— DATA ENTRIES —

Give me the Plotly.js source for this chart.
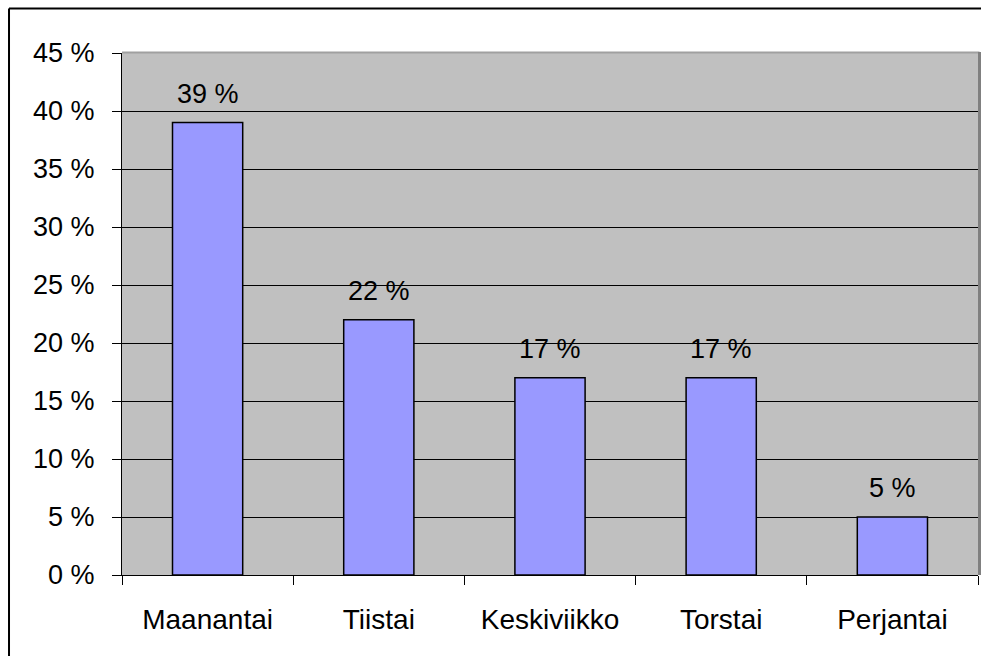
<!DOCTYPE html>
<html>
<head>
<meta charset="utf-8">
<script src="https://cdn.plot.ly/plotly-3.0.1.min.js"></script>
<style>html,body{margin:0;padding:0;background:#fff;overflow:hidden;}#chart{width:981px;height:656px;}</style>
</head>
<body>
<div id="chart"></div>
<script>
var categories = ["Maanantai", "Tiistai", "Keskiviikko", "Torstai", "Perjantai"];
var values = [39, 22, 17, 17, 5];
var valueLabels = ["39 %", "22 %", "17 %", "17 %", "5 %"];
var yTickVals = [0, 5, 10, 15, 20, 25, 30, 35, 40, 45];
var yTickText = ["0 %", "5 %", "10 %", "15 %", "20 %", "25 %", "30 %", "35 %", "40 %", "45 %"];

var FONT = "Liberation Sans, Arial, sans-serif";

var trace = {
  type: "bar",
  x: categories,
  y: values,
  marker: {color: "#9999FF", line: {color: "#000000", width: 1.5}},
  hoverinfo: "none"
};

var annotations = categories.map(function (c, i) {
  return {
    x: c, y: values[i], xref: "x", yref: "y",
    text: valueLabels[i], showarrow: false,
    yanchor: "bottom", yshift: 12,
    font: {family: FONT, size: 27, color: "#000"}
  };
});

var layout = {
  width: 981, height: 656,
  margin: {l: 122, r: 3, t: 53, b: 81, pad: 0},
  paper_bgcolor: "#ffffff",
  plot_bgcolor: "#C0C0C0",
  bargap: 0.59,
  showlegend: false,
  font: {family: FONT, size: 28, color: "#000"},
  xaxis: {
    type: "category",
    showgrid: false,
    showline: true, linecolor: "#000", linewidth: 1,
    ticks: "outside", ticklen: 9, tickcolor: "#000", tickwidth: 1,
    tickson: "boundaries",
    ticklabelstandoff: 19,
    tickfont: {family: FONT, size: 28, color: "#000"}
  },
  yaxis: {
    range: [0, 45],
    tickvals: yTickVals, ticktext: yTickText,
    showgrid: true, gridcolor: "#000", gridwidth: 1,
    zeroline: false,
    showline: true, linecolor: "#000", linewidth: 1,
    ticks: "outside", ticklen: 9, tickcolor: "#000", tickwidth: 1,
    ticklabelstandoff: 12,
    tickfont: {family: FONT, size: 27, color: "#000"}
  },
  annotations: annotations,
  shapes: [
    {type: "line", xref: "paper", yref: "paper", x0: 0, x1: 1.0018, y0: 1.001, y1: 1.001, line: {color: "#A0A0A0", width: 2}, layer: "above"},
    {type: "line", xref: "paper", yref: "paper", x0: 1.00175, x1: 1.00175, y0: 0, y1: 1.002, line: {color: "#808080", width: 3}, layer: "above"},
    {type: "line", xref: "paper", yref: "paper", x0: -0.1320, x1: 1.01, y0: 1.0853, y1: 1.0853, line: {color: "#000", width: 2}, layer: "above"},
    {type: "line", xref: "paper", yref: "paper", x0: -0.1320, x1: -0.1320, y0: -0.2, y1: 1.0853, line: {color: "#000", width: 2}, layer: "above"}
  ]
};

Plotly.newPlot("chart", [trace], layout, {staticPlot: true, displayModeBar: false});
</script>
</body>
</html>
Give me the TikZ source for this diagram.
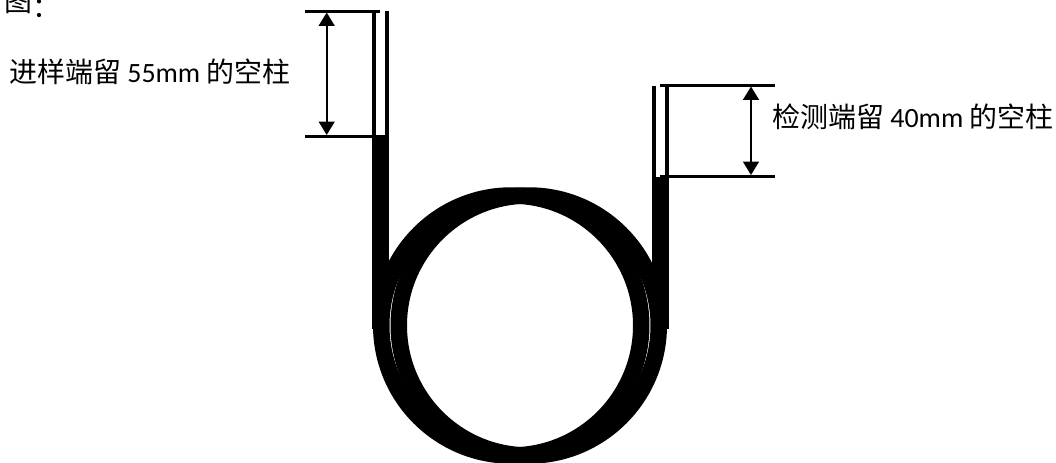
\documentclass[tikz,border=0pt]{standalone}
\usepackage{fontspec}
\setmainfont{Carlito}
\newfontfamily\cjk{Noto Sans CJK SC}
\usetikzlibrary{arrows.meta}
\tikzset{
  tube/.style={line width=0.08cm},
  ring/.style={line width=0.33cm},
  extline/.style={line width=0.06cm},
  dimline/.style={line width=0.035cm,{Triangle[width=0.32cm,length=0.27cm]}-{Triangle[width=0.32cm,length=0.27cm]},shorten <=0.02cm,shorten >=0.02cm},
  lab/.style={inner sep=0,anchor=west,font=\fontsize{15.9pt}{18pt}\selectfont}
}
\begin{document}
\begin{tikzpicture}[x=0.02cm,y=-0.02cm]
\useasboundingbox (0,0) rectangle (1056,463);
% coil
\draw[ring] (511.25,325.5) circle (130);
\draw[ring] (528.75,325.5) circle (130);
% inlet end
\coordinate (A1) at (305,11.5);
\coordinate (A2) at (380,11.5);
\coordinate (A3) at (305,136);
\coordinate (A4) at (380,136);
\coordinate (A5) at (326.7,11.5);
\coordinate (A6) at (326.7,136);
\fill (372,135) rectangle (389,329);
\draw[tube] (374,11.5)--(374,136);
\draw[tube] (387,11)--(387,136);
\draw[extline] (A1)--(A2);
\draw[extline] (A3)--(A4);
\draw[dimline] (A5)--(A6);
% detector end
\coordinate (B1) at (660,85.5);
\coordinate (B2) at (775,85.5);
\coordinate (B3) at (660,176);
\coordinate (B4) at (775,176);
\coordinate (B5) at (751,85.5);
\coordinate (B6) at (751,176);
\fill (652,177) rectangle (669,329);
\draw[tube] (654,86)--(654,177);
\draw[tube] (667,85)--(667,177);
\draw[extline] (B1)--(B2);
\draw[extline] (B3)--(B4);
\draw[dimline] (B5)--(B6);
% labels
\node[lab] (fig) at (4.5,3.5) {\cjk 图\raisebox{-3pt}{：}};
\node[lab] (inlet) at (9,72) {\cjk 进样端留 \rmfamily 55mm \cjk 的空柱};
\node[lab] (detector) at (772,117) {\cjk 检测端留 \rmfamily 40mm \cjk 的空柱};
\end{tikzpicture}
\end{document}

— DIRECTION —
Find every line in the records above that contains the word "this", and copy each one.

— SOLUTION TO THE EXERCISE —
Give me the Plotly.js source for this chart.
Give me the TikZ source for this diagram.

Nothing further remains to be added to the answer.